Set the context parameter: operatorClass in your web.xml, e.g.

<context-param>
  <description>PDF operator</description>
       
  <param-name>operatorClass</param-name>
  <param-value>com.sibvisions.topdf.operator.pdfforge.PdfCreatorOperator</param-value>
</context-param>

The default operator is com.sibvisions.topdf.operator.bcl.EasyPdfOperator.

New project: toPDF

Post to Twitter

We tried to find a simple solution to convert MS Office files to pdf, without online services. We tried OpenOffice but the results were awful! There are a lot of free, and commercial, PDF printers available. But they are for desktops and a user has to print manually. We wanted a solution that works without user interaction.

There is a very useful open source project called PDFCreator. It also is a printer but has a useful API. The API is available via COM, which is not the best technology for Java, but it's also not bad.

We didn't find a ready-to-use solution for our idea and it shouldn't cost money. The solution had to be open source. We found some great commercial tools and SDKs but all of them were not cheap.

We spent some hours and used PDFCreator, Jacob and some other open source tools to create an "Online service for PDFCreator". The result of our work is toPDF.

What is toPDF?

It's a small library that allows conversion of files to PDF, via PDFCreator. It's also a web application that offers services for remote conversion via http. The application has a REST service and a simple servlet service.

Simply POST binary data via http request and receive a PDF in the response. The servlet supports multipart form-data and simple application/octet-stream as requests. The REST service also supports multipart form-data but also JSON requests.

A short example:

URL url = new URL(getServletService());

URLConnection ucon = url.openConnection();
ucon.setDoOutput(true);
ucon.setDoInput(true);
ucon.setUseCaches(false);
ucon.setRequestProperty("Content-Type", "application/octet-stream");
ucon.setRequestProperty("Content-Disposition", "attachment; filename=\"Forms.docx\";");

FileUtil.copy(ResourceUtil.getResourceAsStream("/com/sibvisions/topdf/Forms.docx"),
              ucon.getOutputStream());

byte[] byData = FileUtil.getContent(ucon.getInputStream());

or as Multipart:

MultipartUtil multipart = new MultipartUtil("UTF-8");
multipart.addDataPart("data", "Forms.docx",
                  ResourceUtil.getResourceAsStream("/com/sibvisions/topdf/Forms.docx"));

byte[] byData = multipart.post(getServletService());

The conversion via PDFCreator works great, but not perfect.
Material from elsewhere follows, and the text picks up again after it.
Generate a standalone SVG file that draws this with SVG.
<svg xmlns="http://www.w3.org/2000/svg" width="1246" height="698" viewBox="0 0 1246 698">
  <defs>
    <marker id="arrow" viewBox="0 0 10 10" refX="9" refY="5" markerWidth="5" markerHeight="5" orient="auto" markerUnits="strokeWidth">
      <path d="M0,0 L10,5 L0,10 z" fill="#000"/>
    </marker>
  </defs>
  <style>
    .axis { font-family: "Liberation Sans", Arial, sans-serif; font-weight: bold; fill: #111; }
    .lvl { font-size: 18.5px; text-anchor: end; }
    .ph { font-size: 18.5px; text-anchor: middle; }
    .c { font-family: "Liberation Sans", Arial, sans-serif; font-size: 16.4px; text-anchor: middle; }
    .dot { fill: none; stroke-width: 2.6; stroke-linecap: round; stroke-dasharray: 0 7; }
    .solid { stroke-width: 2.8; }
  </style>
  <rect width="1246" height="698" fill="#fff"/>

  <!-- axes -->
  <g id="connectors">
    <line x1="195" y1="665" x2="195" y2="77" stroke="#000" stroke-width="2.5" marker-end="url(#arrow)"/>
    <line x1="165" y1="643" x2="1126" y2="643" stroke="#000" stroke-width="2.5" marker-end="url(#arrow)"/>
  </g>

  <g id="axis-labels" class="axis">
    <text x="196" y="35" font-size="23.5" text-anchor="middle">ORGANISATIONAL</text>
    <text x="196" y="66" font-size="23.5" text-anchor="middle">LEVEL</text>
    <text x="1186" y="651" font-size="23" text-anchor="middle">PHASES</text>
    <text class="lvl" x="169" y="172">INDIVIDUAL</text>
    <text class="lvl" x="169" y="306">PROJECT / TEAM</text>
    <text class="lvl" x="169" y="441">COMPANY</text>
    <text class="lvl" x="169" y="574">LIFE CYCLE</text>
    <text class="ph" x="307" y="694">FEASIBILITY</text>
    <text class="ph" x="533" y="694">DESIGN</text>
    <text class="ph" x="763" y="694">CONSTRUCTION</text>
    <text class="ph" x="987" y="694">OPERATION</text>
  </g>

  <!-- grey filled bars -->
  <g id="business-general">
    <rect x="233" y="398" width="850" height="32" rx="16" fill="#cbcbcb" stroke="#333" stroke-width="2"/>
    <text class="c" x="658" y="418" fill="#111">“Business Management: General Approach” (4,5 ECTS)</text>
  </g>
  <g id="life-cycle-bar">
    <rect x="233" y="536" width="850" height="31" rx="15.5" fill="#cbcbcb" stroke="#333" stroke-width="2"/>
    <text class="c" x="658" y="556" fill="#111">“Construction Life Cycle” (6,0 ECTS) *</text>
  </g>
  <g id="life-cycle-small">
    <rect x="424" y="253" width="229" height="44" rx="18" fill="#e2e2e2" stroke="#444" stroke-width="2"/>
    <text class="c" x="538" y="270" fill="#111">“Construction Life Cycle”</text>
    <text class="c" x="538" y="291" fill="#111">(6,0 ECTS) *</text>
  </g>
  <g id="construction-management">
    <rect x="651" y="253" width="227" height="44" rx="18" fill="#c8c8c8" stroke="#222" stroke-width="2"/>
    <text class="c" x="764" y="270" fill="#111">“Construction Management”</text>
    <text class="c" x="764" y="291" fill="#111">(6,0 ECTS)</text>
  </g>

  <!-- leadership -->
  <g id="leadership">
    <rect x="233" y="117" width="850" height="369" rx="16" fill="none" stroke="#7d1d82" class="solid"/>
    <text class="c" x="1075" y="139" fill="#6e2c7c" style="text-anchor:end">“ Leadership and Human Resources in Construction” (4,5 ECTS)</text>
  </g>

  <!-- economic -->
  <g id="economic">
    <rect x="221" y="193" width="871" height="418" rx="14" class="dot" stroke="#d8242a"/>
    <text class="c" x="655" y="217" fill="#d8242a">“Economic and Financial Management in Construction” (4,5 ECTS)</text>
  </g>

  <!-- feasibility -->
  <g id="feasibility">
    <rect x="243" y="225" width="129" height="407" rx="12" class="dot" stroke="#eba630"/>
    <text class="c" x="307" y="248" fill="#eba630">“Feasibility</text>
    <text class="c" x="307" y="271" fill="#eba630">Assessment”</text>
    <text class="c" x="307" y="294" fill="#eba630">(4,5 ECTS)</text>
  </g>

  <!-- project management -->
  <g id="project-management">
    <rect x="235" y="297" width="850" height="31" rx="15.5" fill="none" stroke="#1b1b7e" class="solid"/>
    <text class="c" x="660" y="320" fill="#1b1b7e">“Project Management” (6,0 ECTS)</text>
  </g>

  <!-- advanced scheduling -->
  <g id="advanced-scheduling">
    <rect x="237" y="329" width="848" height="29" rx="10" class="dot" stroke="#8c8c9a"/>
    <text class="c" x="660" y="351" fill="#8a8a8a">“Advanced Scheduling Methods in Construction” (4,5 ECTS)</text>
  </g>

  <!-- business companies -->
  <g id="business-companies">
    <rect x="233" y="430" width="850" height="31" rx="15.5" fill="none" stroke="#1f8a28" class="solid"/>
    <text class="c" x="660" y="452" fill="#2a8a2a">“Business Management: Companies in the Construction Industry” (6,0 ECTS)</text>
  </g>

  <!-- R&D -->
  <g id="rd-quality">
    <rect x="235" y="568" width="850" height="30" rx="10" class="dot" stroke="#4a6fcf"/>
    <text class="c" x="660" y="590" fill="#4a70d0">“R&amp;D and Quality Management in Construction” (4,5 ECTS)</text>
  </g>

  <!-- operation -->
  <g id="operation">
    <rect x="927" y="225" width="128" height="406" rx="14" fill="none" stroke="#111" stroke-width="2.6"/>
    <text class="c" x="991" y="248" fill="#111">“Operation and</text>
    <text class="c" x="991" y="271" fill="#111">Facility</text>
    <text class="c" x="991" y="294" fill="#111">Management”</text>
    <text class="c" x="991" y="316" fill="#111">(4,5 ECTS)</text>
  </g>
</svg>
There are different problems with small page margins in Word documents, problems with OpenOffice documents, ...

The problem is not toPDF, because it works as good as PDFCreator does. If PDFCreator doesn't convert a document, toPDF has no chance to convert it.

We had problems with simple image conversions to PDF because default windows print dialog appeared and we didn't associate image extensions with another tool. We solved the conversion of images with iText instead of PDFCreator. Now it's possible to create PDFs from images very easily without pop-ups.

License?

AGPL 3.0, because PDFCreator is licensed under GPL and iText is licensed under AGPL.

Used tools and libraries

toPDF is a mixture of different open source projects:

PDFCreator
iText
RESTlet
Jackson
JVx
Apache commons FileUpload and IO
Jacob
PDFCreator4J

Installation?

  • toPDF was written in Java, but the installation only makes sense on Windows (same requirements as PDFCreator)
  • Install PDFCreator (default desktop installation, with COM)
  • Deploy topdf.war on Tomcat or JBoss or your preferred Java application server. If your application server runs as windows service, be sure that it runs as OS user.